Recently I complained to my friend Nenad of a pain in my back. I told him because I didn’t expect him to do anything more than say let’s go for lunch or let’s go to the movies but instead he orchestrated a hundred meetings with doctors, none of whom spoke a word of English and most of whom tried hard to dismiss my complaint with offers of aspirin. Without Nenad I would, literally, have gotten nowhere. Turned out I have a couple fractured vertebrae and I’m now strapped into a torso brace.
Nenad is the uncle of a beautiful maiden. This lass, a model, was hired to work the catwalk in an upcoming fashion show. Since Nenad had plans to be out of town on the day of the show he asked me to be his ambassador.
We sent word to the designer and asked for tickets. For a date I invited my friend Lokica Stefanović (a famous dancer here in Serbia) to accompany me, not only I adore her but also she is friends with the designer. I had tickets, I had a stylish date and now all I needed was to pull myself together. How exactly do you rock a torso brace?

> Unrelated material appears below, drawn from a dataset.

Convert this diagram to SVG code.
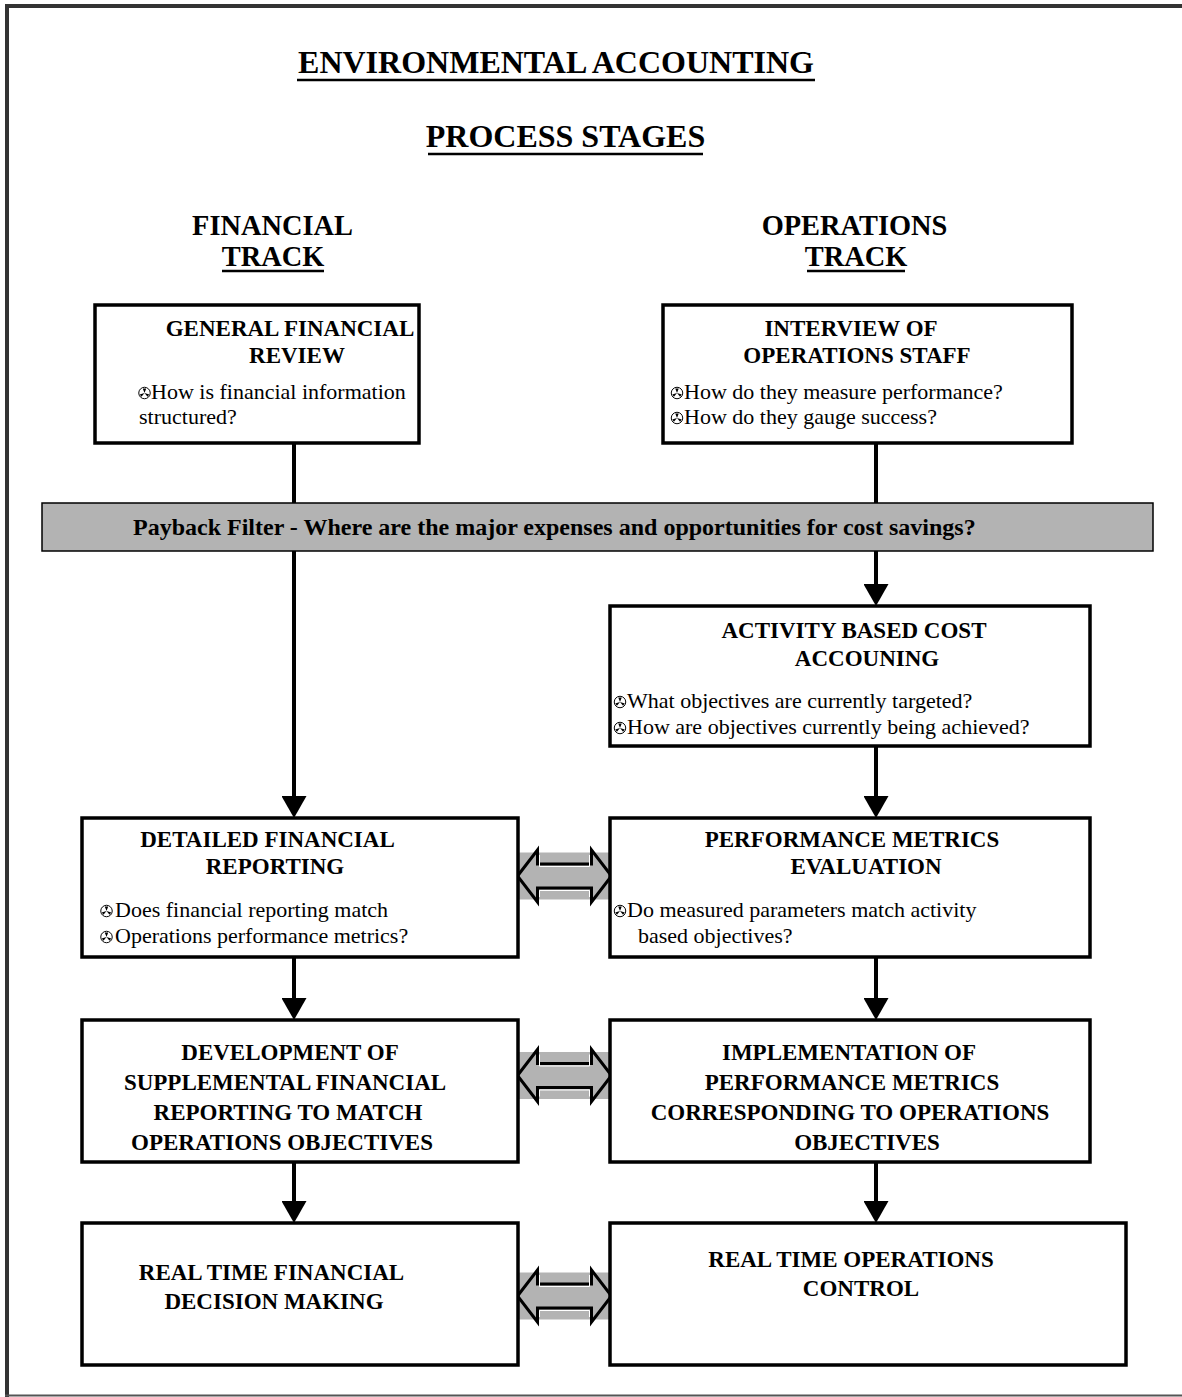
<svg xmlns="http://www.w3.org/2000/svg" width="1182" height="1397" viewBox="0 0 1182 1397">
  <style>
    .box { fill: #fff; stroke: #000; stroke-width: 3.5; }
    .h { font-family: "Liberation Serif", "Times New Roman", serif; font-weight: bold; font-size: 23px; text-anchor: middle; fill: #000; }
    .t { font-family: "Liberation Serif", "Times New Roman", serif; font-weight: bold; font-size: 32px; text-anchor: middle; fill: #000; }
    .tr { font-family: "Liberation Serif", "Times New Roman", serif; font-weight: bold; font-size: 28.4px; text-anchor: middle; fill: #000; }
    .b { font-family: "Liberation Serif", "Times New Roman", serif; font-size: 22px; fill: #000; }
    .ul { stroke: #000; stroke-width: 2.5; }
    .wire { stroke: #000; stroke-width: 4; fill: none; }
    .band { fill: #b3b3b3; }
    .dbl { fill: #b3b3b3; stroke: #000; stroke-width: 3; stroke-linejoin: miter; }
    .dblhi { fill: none; stroke: #fff; stroke-width: 1; }
  </style>
  <defs>
    <marker id="head" markerUnits="userSpaceOnUse" viewBox="0 0 22 25" markerWidth="22" markerHeight="25" refX="12" refY="12.5" orient="auto">
      <path d="M0,0 L22,12.5 L0,25 z" fill="#000"/>
    </marker>
    <!-- small fan bullet used in front of question lines -->
    <symbol id="bul" viewBox="-6 -6 12 12" overflow="visible">
      <circle r="5.3" fill="#fff" stroke="#000" stroke-width="0.9"/>
      <path d="M0,0 L-1.6,-4.2 L1.6,-4.2 z M0,0 L-2.8,3.5 L-4.4,1.3 z M0,0 L4.4,1.3 L2.8,3.5 z" fill="#000"/>
    </symbol>
    <!-- two-headed exchange arrow, centred on (0,0) -->
    <g id="exch">
      <rect class="band" x="-48" y="-23.5" width="95" height="47"/>
      <polygon class="dbl" points="-47,0 -27,-26 -27,-12 27,-12 27,-26 47,0 27,26 27,12 -27,12 -27,26"/>
      <polyline class="dblhi" points="-25,-21 -25,-9.5 25,-9.5 25,-21"/>
      <polyline class="dblhi" points="-25,21 -25,14.5 25,14.5 25,21"/>
    </g>
  </defs>

  <rect width="1182" height="1397" fill="#fff"/>

  <!-- page frame -->
  <g id="frame">
    <rect x="5" y="4" width="1177" height="4" fill="#333"/>
    <rect x="5" y="4" width="4" height="1393" fill="#333"/>
    <line x1="5" y1="1395.5" x2="1182" y2="1395.5" stroke="#555" stroke-width="2"/>
  </g>

  <!-- headings -->
  <g id="headings">
    <text class="t" x="556" y="73">ENVIRONMENTAL ACCOUNTING</text>
    <line class="ul" x1="297" y1="80" x2="815" y2="80"/>
    <text class="t" x="565.5" y="147">PROCESS STAGES</text>
    <line class="ul" x1="428" y1="154" x2="703" y2="154"/>
    <text class="tr" x="272.5" y="235">FINANCIAL</text>
    <text class="tr" x="273" y="266">TRACK</text>
    <line class="ul" x1="222" y1="271" x2="324" y2="271"/>
    <text class="tr" x="854.5" y="235">OPERATIONS</text>
    <text class="tr" x="856" y="266">TRACK</text>
    <line class="ul" x1="807" y1="271" x2="905" y2="271"/>
  </g>

  <!-- connectors -->
  <g id="connectors">
    <path class="wire" d="M294,443 V503"/>
    <path class="wire" d="M294,551 V808" marker-end="url(#head)"/>
    <path class="wire" d="M876,443 V503"/>
    <path class="wire" d="M876,551 V596" marker-end="url(#head)"/>
    <path class="wire" d="M876,746 V808" marker-end="url(#head)"/>
    <path class="wire" d="M294,957 V1010" marker-end="url(#head)"/>
    <path class="wire" d="M876,957 V1010" marker-end="url(#head)"/>
    <path class="wire" d="M294,1162 V1213" marker-end="url(#head)"/>
    <path class="wire" d="M876,1162 V1213" marker-end="url(#head)"/>
    <use href="#exch" x="564.5" y="876"/>
    <use href="#exch" x="564.5" y="1075.5"/>
    <use href="#exch" x="564.5" y="1296"/>
  </g>

  <!-- payback filter band -->
  <g id="payback-filter">
    <rect x="42" y="503" width="1111" height="48" fill="#b3b3b3" stroke="#000" stroke-width="1.5"/>
    <text class="h" x="133" y="535" style="text-anchor:start;font-size:24px">Payback Filter - Where are the major expenses and opportunities for cost savings?</text>
  </g>

  <g id="general-financial-review">
    <rect class="box" x="95" y="305" width="324" height="138"/>
    <text class="h" x="290" y="336">GENERAL FINANCIAL</text>
    <text class="h" x="297" y="363">REVIEW</text>
    <use href="#bul" x="138" y="386.5" width="13" height="13"/>
    <text class="b" x="151" y="399">How is financial information</text>
    <text class="b" x="139" y="424">structured?</text>
  </g>

  <g id="interview-operations-staff">
    <rect class="box" x="663" y="305" width="409" height="138"/>
    <text class="h" x="851" y="336">INTERVIEW OF</text>
    <text class="h" x="857" y="363">OPERATIONS STAFF</text>
    <use href="#bul" x="670.5" y="386.5" width="13" height="13"/>
    <text class="b" x="684" y="399">How do they measure performance?</text>
    <use href="#bul" x="670.5" y="411.5" width="13" height="13"/>
    <text class="b" x="684" y="424">How do they gauge success?</text>
  </g>

  <g id="activity-based-cost">
    <rect class="box" x="610" y="606" width="480" height="140"/>
    <text class="h" x="854" y="638">ACTIVITY BASED COST</text>
    <text class="h" x="867" y="666">ACCOUNING</text>
    <use href="#bul" x="613.5" y="695.5" width="13" height="13"/>
    <text class="b" x="627" y="708">What objectives are currently targeted?</text>
    <use href="#bul" x="613.5" y="721.5" width="13" height="13"/>
    <text class="b" x="627" y="734">How are objectives currently being achieved?</text>
  </g>

  <g id="detailed-financial-reporting">
    <rect class="box" x="82" y="818" width="436" height="139"/>
    <text class="h" x="267.5" y="847">DETAILED FINANCIAL</text>
    <text class="h" x="275" y="874">REPORTING</text>
    <use href="#bul" x="100" y="904.5" width="13" height="13"/>
    <text class="b" x="115" y="917">Does financial reporting match</text>
    <use href="#bul" x="100" y="930.5" width="13" height="13"/>
    <text class="b" x="115" y="943">Operations performance metrics?</text>
  </g>

  <g id="performance-metrics-evaluation">
    <rect class="box" x="610" y="818" width="480" height="139"/>
    <text class="h" x="852" y="847">PERFORMANCE METRICS</text>
    <text class="h" x="866" y="874">EVALUATION</text>
    <use href="#bul" x="613.5" y="904.5" width="13" height="13"/>
    <text class="b" x="627" y="917">Do measured parameters match activity</text>
    <text class="b" x="638" y="943">based objectives?</text>
  </g>

  <g id="supplemental-financial-reporting">
    <rect class="box" x="82" y="1020" width="436" height="142"/>
    <text class="h" x="290" y="1060">DEVELOPMENT OF</text>
    <text class="h" x="285" y="1090">SUPPLEMENTAL FINANCIAL</text>
    <text class="h" x="288" y="1120">REPORTING TO MATCH</text>
    <text class="h" x="282" y="1150">OPERATIONS OBJECTIVES</text>
  </g>

  <g id="implementation-performance-metrics">
    <rect class="box" x="610" y="1020" width="480" height="142"/>
    <text class="h" x="849" y="1060">IMPLEMENTATION OF</text>
    <text class="h" x="852" y="1090">PERFORMANCE METRICS</text>
    <text class="h" x="850" y="1120">CORRESPONDING TO OPERATIONS</text>
    <text class="h" x="867" y="1150">OBJECTIVES</text>
  </g>

  <g id="real-time-financial-decision">
    <rect class="box" x="82" y="1223" width="436" height="142"/>
    <text class="h" x="271.5" y="1280">REAL TIME FINANCIAL</text>
    <text class="h" x="274" y="1309">DECISION MAKING</text>
  </g>

  <g id="real-time-operations-control">
    <rect class="box" x="610" y="1223" width="516" height="142"/>
    <text class="h" x="851" y="1267">REAL TIME OPERATIONS</text>
    <text class="h" x="861" y="1296">CONTROL</text>
  </g>
</svg>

One option was to don a Dracula-style cape. I went the other way. First stop was a hairdresser for indiscreet stripes of blue and green. Next was a make up artist to paint my face like a whore for Halloween, then quiet black pants and white shirt and all topped off with the brace.
It was just assumed my brace was a corset and the latest in hip fashion from the West and Lokica and I were the darlings of the photographers. We happily posed for the flashing bulbs.
Don’t be surprised to see my mild S&M look on next year’s Serbian runways.